La question du téléchargement fait l’actualité des débats
parlementaires. Les représentants politiques qui défendent
l’interdiction du téléchargement ont choisi d’axer leur
argumentation autour de la question du respect des artistes et des droits d’auteur. D’ailleurs, le choix du nom de la loi « création et Internet », défendue par la ministre actuelle de la culture Christine Albanel implique que le souci du respect de la création artistique,
donc des artistes, est au centre du projet. Les dirigeants politiques actuels considèrent aussi que le téléchargement nuit à la création artistique car il diminuerait la rémunération des artistes.
Apparemment, l’industrie du disque serait actuellement dans une situation économique plutôt défavorable. Nous allons voir que d’autres études vont également à l’encontre de ce postulat et soulignent qu’imputer les causes de la crise aux seules pratiques de téléchargement illégal c’est être dans la capacité de raisonner « toutes choses égales par ailleurs ». L’étude des pratiques culturelles nous amènent à modérer la proposition selon laquelle le téléchargement illégal demeure la cause des difficultés de l’industrie du disque aujourd’hui.

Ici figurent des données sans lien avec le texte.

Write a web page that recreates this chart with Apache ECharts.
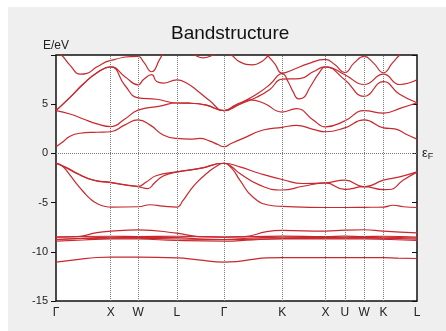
<!DOCTYPE html>
<html>
<head>
<meta charset="utf-8">
<script src="https://cdn.jsdelivr.net/npm/echarts@6/dist/echarts.min.js"></script>
<style>
html, body { margin: 0; padding: 0; background: #ffffff; }
#chart { width: 446px; height: 331px; }
</style>
</head>
<body>
<div id="chart"></div>
<script>
// High-symmetry points along the k-path (path length in units of 2π/a)
const kTicks = [0, 1, 1.5, 2.207, 3.073, 4.134, 4.924, 5.278, 5.632, 5.985, 6.598];
const kLabels = ['Γ', 'X', 'W', 'L', 'Γ', 'K', 'X', 'U', 'W', 'K', 'L'];

// Energy axis (eV)
const energyMin = -15;
const energyMax = 10;
const energyStep = 5;

// Semicore s band
const bandS = [[0,-11.05],[0.38,-10.8],[0.75,-10.58],[1,-10.55],[1.5,-10.55],[2.207,-10.62],[2.6,-10.82],[3.073,-11.05],[3.3,-11.0],[3.55,-10.8],[3.85,-10.62],[4.134,-10.6],[4.924,-10.6],[5.632,-10.6],[5.985,-10.6],[6.25,-10.64],[6.598,-10.68]];

// Narrow d manifold
const bandD1 = [[0,-8.5],[0.4,-8.45],[0.75,-8.05],[1,-7.9],[1.5,-7.77],[2.207,-8.1],[2.6,-8.45],[3.073,-8.5],[3.45,-8.45],[3.85,-7.95],[4.134,-7.83],[4.924,-7.9],[5.278,-7.8],[5.632,-7.76],[5.985,-7.9],[6.598,-8.08]];
const bandD2 = [[0,-8.5],[1,-8.42],[1.5,-8.45],[2.207,-8.42],[3.073,-8.5],[4.134,-8.4],[4.924,-8.45],[5.278,-8.4],[5.632,-8.45],[5.985,-8.42],[6.598,-8.5]];
const bandD3 = [[0,-8.75],[0.6,-8.6],[1,-8.52],[1.5,-8.55],[2.207,-8.55],[2.7,-8.72],[3.073,-8.75],[3.6,-8.6],[4.134,-8.52],[4.924,-8.55],[5.278,-8.52],[5.632,-8.55],[5.985,-8.52],[6.598,-8.6]];
const bandD4 = [[0,-8.75],[1,-8.62],[1.5,-8.62],[2.207,-8.7],[3.073,-8.75],[4.134,-8.65],[4.924,-8.62],[5.632,-8.62],[6.598,-8.72]];
const bandD5 = [[0,-8.92],[0.5,-8.8],[1,-8.68],[1.5,-8.7],[2.207,-8.85],[3.073,-8.92],[3.6,-8.78],[4.134,-8.7],[4.924,-8.68],[5.632,-8.7],[6.598,-8.85]];

// Upper valence bands
const bandV1 = [[0,-1.0],[0.11,-1.25],[0.256,-2.2],[0.378,-3.1],[0.5,-3.9],[0.621,-4.6],[0.75,-5.1],[0.926,-5.42],[1,-5.45],[1.5,-5.42],[1.72,-5.22],[1.95,-5.35],[2.207,-5.45],[2.319,-4.8],[2.447,-3.8],[2.593,-2.85],[2.752,-2.05],[2.904,-1.4],[3.073,-1.0],[3.21,-1.5],[3.36,-2.72],[3.598,-4.43],[3.908,-5.27],[4.134,-5.38],[4.924,-5.5],[5.278,-5.5],[5.632,-5.48],[5.985,-5.45],[6.16,-5.27],[6.35,-5.42],[6.598,-5.5]];
const bandV2 = [[0,-1.0],[0.2,-1.5],[0.378,-2.05],[0.681,-2.72],[1,-2.97],[1.5,-3.38],[1.68,-3.57],[1.8,-3.0],[1.96,-2.3],[2.207,-1.9],[2.63,-1.53],[3.073,-1.0],[3.2,-1.3],[3.36,-2.04],[3.725,-3.23],[4.134,-3.72],[4.516,-3.34],[4.924,-3.0],[5.278,-3.66],[5.632,-3.38],[5.985,-3.68],[6.1,-3.67],[6.343,-2.72],[6.598,-1.9]];
const bandV3 = [[0,-1.0],[0.2,-1.45],[0.378,-2.0],[0.681,-2.7],[1,-2.95],[1.5,-3.34],[1.65,-2.9],[1.84,-2.25],[2.207,-1.88],[2.63,-1.53],[3.073,-1.0],[3.36,-1.37],[3.725,-2.04],[4.134,-2.65],[4.516,-3.06],[4.924,-3.0],[5.278,-2.72],[5.632,-3.4],[5.985,-2.72],[6.282,-2.38],[6.598,-1.88]];

// Conduction bands
const bandC1 = [[0,0.68],[0.11,1.1],[0.256,1.75],[0.438,2.05],[0.75,2.15],[1,2.2],[1.26,2.9],[1.5,3.4],[1.717,2.9],[1.959,1.87],[2.207,1.52],[2.447,1.45],[2.63,1.52],[2.812,1.25],[2.958,0.9],[3.073,0.68],[3.2,1.0],[3.421,1.53],[3.786,2.38],[4.134,2.65],[4.394,2.85],[4.7,2.45],[4.924,2.2],[5.278,2.6],[5.632,3.4],[5.985,2.6],[6.191,2.5],[6.4,1.95],[6.598,1.45]];
const bandC2 = [[0,4.35],[0.256,4.0],[0.5,3.5],[0.75,3.0],[1,2.72],[1.26,3.5],[1.5,4.4],[1.9,4.8],[2.207,5.12],[2.447,5.1],[2.75,4.9],[3.073,4.35],[3.36,5.0],[3.543,5.44],[3.8,5.1],[4.134,4.2],[4.394,4.55],[4.7,3.4],[4.924,2.7],[5.278,3.3],[5.632,4.35],[5.985,4.1],[6.3,4.6],[6.598,5.15]];
const bandC3 = [[0,4.35],[0.256,5.7],[0.499,7.05],[0.75,8.2],[1,8.8],[1.26,6.9],[1.5,5.65],[1.839,5.5],[2.207,5.12],[2.447,5.1],[2.75,4.9],[3.073,4.35],[3.27,4.9],[3.452,5.35],[3.665,6.0],[3.908,7.0],[4.134,8.1],[4.25,7.2],[4.33,6.3],[4.43,5.55],[4.5,5.6],[4.65,6.8],[4.8,8.1],[4.924,8.8],[5.278,7.48],[5.632,5.8],[5.985,7.3],[6.28,6.0],[6.598,5.15]];
const bandC4 = [[0,4.35],[0.256,5.7],[0.499,7.05],[0.75,8.2],[1,8.8],[1.26,7.8],[1.5,6.97],[1.6,7.5],[1.748,8.0],[1.84,7.3],[1.959,7.14],[2.207,7.48],[2.4,7.1],[2.6,6.3],[2.8,5.4],[3.073,4.35],[3.27,4.8],[3.452,5.2],[3.665,5.7],[3.908,6.5],[4.134,7.55],[4.456,7.6],[4.7,8.3],[4.924,8.8],[5.278,8.0],[5.632,7.0],[5.985,8.05],[6.282,7.0],[6.598,7.48]];
const bandC5 = [[0,10.35],[0.1,10.0],[0.25,9.0],[0.45,8.05],[0.55,8.1],[0.75,8.8],[1,9.45],[1.5,9.86],[1.6,9.3],[1.748,8.3],[1.9,9.6],[1.959,10.1],[2.207,11.2],[2.45,10.4],[2.538,10.0],[2.69,9.7],[2.873,10.0],[3.0,10.3],[3.073,10.4],[3.208,10.0],[3.36,9.3],[3.598,9.0],[3.762,9.35],[3.871,9.9],[3.95,10.4],[4.134,11.0],[4.924,11.5],[5.632,11.5],[6.598,11.5]];
const bandC6 = [[3.5,12.0],[3.8,10.5],[3.848,10.1],[4.0,9.1],[4.134,8.15],[4.35,8.55],[4.6,9.1],[4.924,9.55],[5.1,9.0],[5.278,8.2],[5.45,9.2],[5.632,9.86],[5.8,9.2],[5.985,8.2],[6.15,9.2],[6.282,10.0],[6.45,10.8],[6.598,11.2]];

const bands = [bandS, bandD1, bandD2, bandD3, bandD4, bandD5, bandV1, bandV2, bandV3, bandC1, bandC2, bandC3, bandC4, bandC5, bandC6];

const RED = '#c8282e';
const FONT = 'Liberation Sans, Arial, sans-serif';

const chart = echarts.init(document.getElementById('chart'), null, { renderer: 'canvas' });

const bandSeries = bands.map(function (b) {
  return {
    type: 'line',
    data: b,
    showSymbol: false,
    smooth: 0.5,
    clip: true,
    silent: true,
    z: 3,
    lineStyle: { color: RED, width: 1.2 }
  };
});

// dotted guides at the high-symmetry points and at the Fermi level
const guideSeries = {
  type: 'line',
  data: [],
  silent: true,
  z: 2,
  markLine: {
    silent: true,
    symbol: 'none',
    animation: false,
    lineStyle: { color: '#7a7a7a', type: [1, 1], width: 1 },
    data: kTicks.slice(1, -1).map(function (k) { return { xAxis: k, label: { show: false } }; }).concat([{
      yAxis: 0,
      label: {
        show: true,
        position: 'end',
        distance: 5,
        formatter: '{e|ε}{f|F}',
        rich: {
          e: { fontSize: 13, color: '#222', fontFamily: FONT },
          f: { fontSize: 9, color: '#222', fontFamily: FONT, padding: [7, 0, 0, 0] }
        }
      }
    }])
  }
};

chart.setOption({
  animation: false,
  backgroundColor: '#ffffff',
  title: {
    text: 'Bandstructure',
    left: 166,
    top: 19,
    textStyle: { fontFamily: FONT, fontSize: 19, fontWeight: 'normal', color: '#111' }
  },
  graphic: [
    { type: 'rect', z: -10, silent: true, shape: { x: 8, y: 7, width: 438, height: 324 }, style: { fill: '#efefef' } },
    { type: 'text', silent: true, x: 43, y: 40, style: { text: 'E/eV', fontFamily: FONT, fontSize: 12, fill: '#222' } }
  ],
  grid: {
    left: 56, right: 29, top: 55, bottom: 30,
    show: true, backgroundColor: '#ffffff', borderColor: '#111', borderWidth: 1.5
  },
  xAxis: {
    type: 'value',
    min: kTicks[0],
    max: kTicks[kTicks.length - 1],
    axisLine: { show: false },
    axisTick: { show: false },
    splitLine: { show: false },
    axisLabel: {
      customValues: kTicks,
      formatter: function (v) {
        const i = kTicks.indexOf(v);
        return i >= 0 ? kLabels[i] : '';
      },
      fontFamily: FONT, fontSize: 12, color: '#222', margin: 6
    }
  },
  yAxis: [{
    type: 'value',
    min: energyMin, max: energyMax, interval: energyStep,
    axisLine: { show: false },
    axisTick: { show: true, inside: false, length: 5, lineStyle: { color: '#111' } },
    splitLine: { show: false },
    axisLabel: {
      formatter: function (v) { return v >= energyMax ? '' : String(v); },
      fontFamily: FONT, fontSize: 11, color: '#222', margin: 8
    }
  }, {
    type: 'value', position: 'right',
    min: energyMin, max: energyMax, interval: energyStep,
    axisLine: { show: false },
    axisTick: { show: true, inside: true, length: 5, lineStyle: { color: '#111' } },
    splitLine: { show: false },
    axisLabel: { show: false }
  }],
  series: [guideSeries].concat(bandSeries)
});
</script>
</body>
</html>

Le bien culturel a ceci de particulier : il est public et non rival (Cohen, 2007). Nous ajouterions une autre dimension, il est « entraînant », c’est-à-dire que plus un usager va consommer du bien culturel, et plus il va être en demande de biens culturels. La consommation de biens culturels n’est donc pas concurrentielle, mais entre plutôt dans un cercle vertueux de consommation. Cette proposition se vérifie tant par des précédents pris dans l’histoire récente du 20ème siècle, que par les statistiques actuelles sur les pratiques culturelles.
Ainsi, l’arrivée de la radio a pu être perçue comme une concurrence pour l’achat de musique enregistrée, et l’industrie du disque s’est sentie menacée. « Dès 1922, la diffusion de musique gratuite à la radio est perçue comme une menace par l’industrie phonographique » (Bourreau et al. 2004 p.23). Seulement, a posteriori, le constat est sans appel : en diffusant gratuitement de la musique enregistrée, la radio a certainement plus servie l’industrie du disque qu’elle ne l’a gênée. On peut même faire l’hypothèse qu’elle a réellement servi la promotion des artistes, assurant ainsi une certaine forme de publicité, et augmentant la vente de disques. Quand la possibilité d’enregistrer de la musique via les cassettes est apparue, l’industrie du disque a également craint pour son avenir.
« Une étude réalisée par CBS en 1980 soutient que la copie de musique sur cassettes vierges coûte des centaines de millions de dollars à l’industrie du disque. La RIAA lance alors une campagne intitulée “Home Taping Is Killing Music” (“les copies sur cassettes tuent la musique”) et milite pour le reversement d’un montant perçu sur les ventes de supports vierges. Toutefois, une étude du Copyright Royalty Tribunal publiée la même année indique que les utilisateurs de cassettes audio sont également les plus gros acheteurs de disques » (Bourreau et al. 2004, p.29). Si l’on part de l’hypothèse que le bien culturel est « entraînant » (ce que démontre l’étude citée par Bourreau et al.) la vente de cassette vierge n’a pu qu’être favorable à l’achat de disque.
Ensuite, les récentes études statistiques font très souvent le lien entre téléchargement et loisirs culturels. En un mot, les personnes qui vont le plus au cinéma ou au concert, qui achètent plus souvent des CD ou des DVD, sont également celles qui téléchargent plus fréquemment. Une récente enquête réalisée en Bretagne auprès de 2001 individus confirme cette hypothèse.